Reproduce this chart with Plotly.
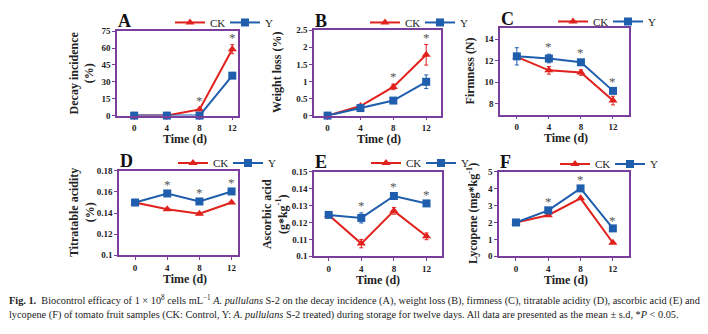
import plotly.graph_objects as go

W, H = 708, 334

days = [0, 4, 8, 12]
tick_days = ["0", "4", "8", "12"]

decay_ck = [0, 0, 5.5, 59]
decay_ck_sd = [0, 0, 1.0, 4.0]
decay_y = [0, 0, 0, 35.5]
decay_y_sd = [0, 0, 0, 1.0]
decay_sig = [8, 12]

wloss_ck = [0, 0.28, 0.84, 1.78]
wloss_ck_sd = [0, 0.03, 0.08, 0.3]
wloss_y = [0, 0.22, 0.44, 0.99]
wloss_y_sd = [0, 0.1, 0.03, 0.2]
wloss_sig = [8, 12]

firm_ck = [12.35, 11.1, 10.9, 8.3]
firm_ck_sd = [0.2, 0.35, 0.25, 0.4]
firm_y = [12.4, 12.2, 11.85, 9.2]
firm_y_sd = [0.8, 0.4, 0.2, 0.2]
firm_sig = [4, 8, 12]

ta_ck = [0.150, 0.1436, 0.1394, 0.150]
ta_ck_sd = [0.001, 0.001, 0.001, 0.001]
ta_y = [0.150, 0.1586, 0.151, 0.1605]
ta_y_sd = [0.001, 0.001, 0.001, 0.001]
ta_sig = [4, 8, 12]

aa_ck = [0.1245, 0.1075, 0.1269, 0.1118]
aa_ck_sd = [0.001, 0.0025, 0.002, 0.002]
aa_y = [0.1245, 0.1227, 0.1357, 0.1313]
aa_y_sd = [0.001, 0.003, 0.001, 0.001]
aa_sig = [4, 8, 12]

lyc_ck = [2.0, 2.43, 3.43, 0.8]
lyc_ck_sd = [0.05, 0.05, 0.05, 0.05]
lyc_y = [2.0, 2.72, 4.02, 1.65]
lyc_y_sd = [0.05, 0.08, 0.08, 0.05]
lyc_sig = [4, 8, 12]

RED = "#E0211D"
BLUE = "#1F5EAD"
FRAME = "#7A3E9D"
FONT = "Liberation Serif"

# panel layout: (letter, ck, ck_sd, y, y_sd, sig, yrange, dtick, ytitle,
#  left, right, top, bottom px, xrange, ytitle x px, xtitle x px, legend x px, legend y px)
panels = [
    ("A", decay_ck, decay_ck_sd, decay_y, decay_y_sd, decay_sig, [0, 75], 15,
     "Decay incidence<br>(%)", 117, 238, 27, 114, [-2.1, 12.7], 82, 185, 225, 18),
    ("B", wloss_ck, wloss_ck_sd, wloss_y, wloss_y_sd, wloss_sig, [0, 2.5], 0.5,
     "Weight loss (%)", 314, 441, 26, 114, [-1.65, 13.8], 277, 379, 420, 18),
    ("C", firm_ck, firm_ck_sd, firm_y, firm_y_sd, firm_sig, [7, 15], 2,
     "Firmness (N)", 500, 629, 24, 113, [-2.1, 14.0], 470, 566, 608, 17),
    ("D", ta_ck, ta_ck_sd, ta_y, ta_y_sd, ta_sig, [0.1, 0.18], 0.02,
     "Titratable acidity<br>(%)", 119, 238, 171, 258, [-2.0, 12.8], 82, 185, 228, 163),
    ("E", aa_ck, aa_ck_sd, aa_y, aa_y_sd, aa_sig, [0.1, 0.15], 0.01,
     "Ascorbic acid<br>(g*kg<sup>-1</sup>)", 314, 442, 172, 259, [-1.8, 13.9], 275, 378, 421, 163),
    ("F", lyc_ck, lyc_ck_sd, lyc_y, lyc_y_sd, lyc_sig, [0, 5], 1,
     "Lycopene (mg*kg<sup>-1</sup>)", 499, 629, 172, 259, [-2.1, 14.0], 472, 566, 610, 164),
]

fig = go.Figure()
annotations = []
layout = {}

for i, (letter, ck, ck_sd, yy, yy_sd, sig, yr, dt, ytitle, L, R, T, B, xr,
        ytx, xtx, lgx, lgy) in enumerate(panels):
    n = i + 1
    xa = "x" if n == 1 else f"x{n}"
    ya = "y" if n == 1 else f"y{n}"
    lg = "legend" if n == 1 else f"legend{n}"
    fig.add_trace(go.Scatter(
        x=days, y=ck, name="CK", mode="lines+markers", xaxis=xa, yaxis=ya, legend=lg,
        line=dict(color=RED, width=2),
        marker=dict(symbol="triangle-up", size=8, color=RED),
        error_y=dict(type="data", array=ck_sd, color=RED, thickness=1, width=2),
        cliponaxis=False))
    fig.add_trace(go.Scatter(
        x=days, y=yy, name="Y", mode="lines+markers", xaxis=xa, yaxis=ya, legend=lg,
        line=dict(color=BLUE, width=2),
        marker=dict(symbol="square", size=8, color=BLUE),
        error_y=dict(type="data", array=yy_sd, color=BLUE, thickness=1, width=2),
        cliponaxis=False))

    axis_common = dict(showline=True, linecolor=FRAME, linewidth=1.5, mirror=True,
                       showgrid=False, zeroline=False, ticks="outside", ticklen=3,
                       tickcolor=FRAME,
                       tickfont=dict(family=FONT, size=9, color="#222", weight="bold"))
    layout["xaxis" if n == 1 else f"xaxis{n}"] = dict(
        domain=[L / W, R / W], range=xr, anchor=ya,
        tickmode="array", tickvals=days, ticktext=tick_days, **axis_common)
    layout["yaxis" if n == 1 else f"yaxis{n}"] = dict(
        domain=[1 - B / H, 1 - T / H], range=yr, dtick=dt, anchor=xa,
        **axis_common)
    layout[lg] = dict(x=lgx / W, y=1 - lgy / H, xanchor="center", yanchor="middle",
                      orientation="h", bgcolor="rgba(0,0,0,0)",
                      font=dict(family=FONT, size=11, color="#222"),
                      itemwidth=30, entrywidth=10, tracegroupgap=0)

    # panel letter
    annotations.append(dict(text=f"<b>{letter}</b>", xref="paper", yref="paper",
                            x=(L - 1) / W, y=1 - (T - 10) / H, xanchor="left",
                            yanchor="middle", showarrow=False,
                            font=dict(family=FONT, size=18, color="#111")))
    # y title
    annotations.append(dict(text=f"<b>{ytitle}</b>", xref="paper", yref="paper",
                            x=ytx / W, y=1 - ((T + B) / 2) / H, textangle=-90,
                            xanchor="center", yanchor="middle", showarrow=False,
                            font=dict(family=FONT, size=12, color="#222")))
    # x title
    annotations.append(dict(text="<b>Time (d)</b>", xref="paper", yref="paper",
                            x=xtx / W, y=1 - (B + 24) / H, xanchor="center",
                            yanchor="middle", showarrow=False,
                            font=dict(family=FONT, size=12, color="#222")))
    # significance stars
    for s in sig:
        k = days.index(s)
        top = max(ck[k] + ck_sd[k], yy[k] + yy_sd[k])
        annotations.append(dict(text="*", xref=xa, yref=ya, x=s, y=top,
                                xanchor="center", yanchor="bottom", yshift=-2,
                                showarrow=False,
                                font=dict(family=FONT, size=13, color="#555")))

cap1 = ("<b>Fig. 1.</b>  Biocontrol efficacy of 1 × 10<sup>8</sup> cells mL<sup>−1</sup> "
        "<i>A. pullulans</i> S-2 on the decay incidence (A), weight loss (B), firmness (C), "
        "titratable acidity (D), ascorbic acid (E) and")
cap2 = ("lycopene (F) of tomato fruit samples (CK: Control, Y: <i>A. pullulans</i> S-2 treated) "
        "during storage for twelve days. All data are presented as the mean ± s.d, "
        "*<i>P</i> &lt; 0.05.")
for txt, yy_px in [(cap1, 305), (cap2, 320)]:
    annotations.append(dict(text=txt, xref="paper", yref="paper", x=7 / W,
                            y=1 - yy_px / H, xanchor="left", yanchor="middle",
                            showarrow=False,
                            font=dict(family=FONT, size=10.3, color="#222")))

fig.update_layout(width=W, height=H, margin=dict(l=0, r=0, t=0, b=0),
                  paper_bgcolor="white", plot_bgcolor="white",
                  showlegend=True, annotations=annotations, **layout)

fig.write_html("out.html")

Given request: Repeat only the lines between the start of the data and the line with "firm_sig = [4, 8, 12]", including those two lines, and skip the pictures.

Finished answer:
Reproduce this chart with Plotly.
import plotly.graph_objects as go

W, H = 708, 334

days = [0, 4, 8, 12]
tick_days = ["0", "4", "8", "12"]

decay_ck = [0, 0, 5.5, 59]
decay_ck_sd = [0, 0, 1.0, 4.0]
decay_y = [0, 0, 0, 35.5]
decay_y_sd = [0, 0, 0, 1.0]
decay_sig = [8, 12]

wloss_ck = [0, 0.28, 0.84, 1.78]
wloss_ck_sd = [0, 0.03, 0.08, 0.3]
wloss_y = [0, 0.22, 0.44, 0.99]
wloss_y_sd = [0, 0.1, 0.03, 0.2]
wloss_sig = [8, 12]

firm_ck = [12.35, 11.1, 10.9, 8.3]
firm_ck_sd = [0.2, 0.35, 0.25, 0.4]
firm_y = [12.4, 12.2, 11.85, 9.2]
firm_y_sd = [0.8, 0.4, 0.2, 0.2]
firm_sig = [4, 8, 12]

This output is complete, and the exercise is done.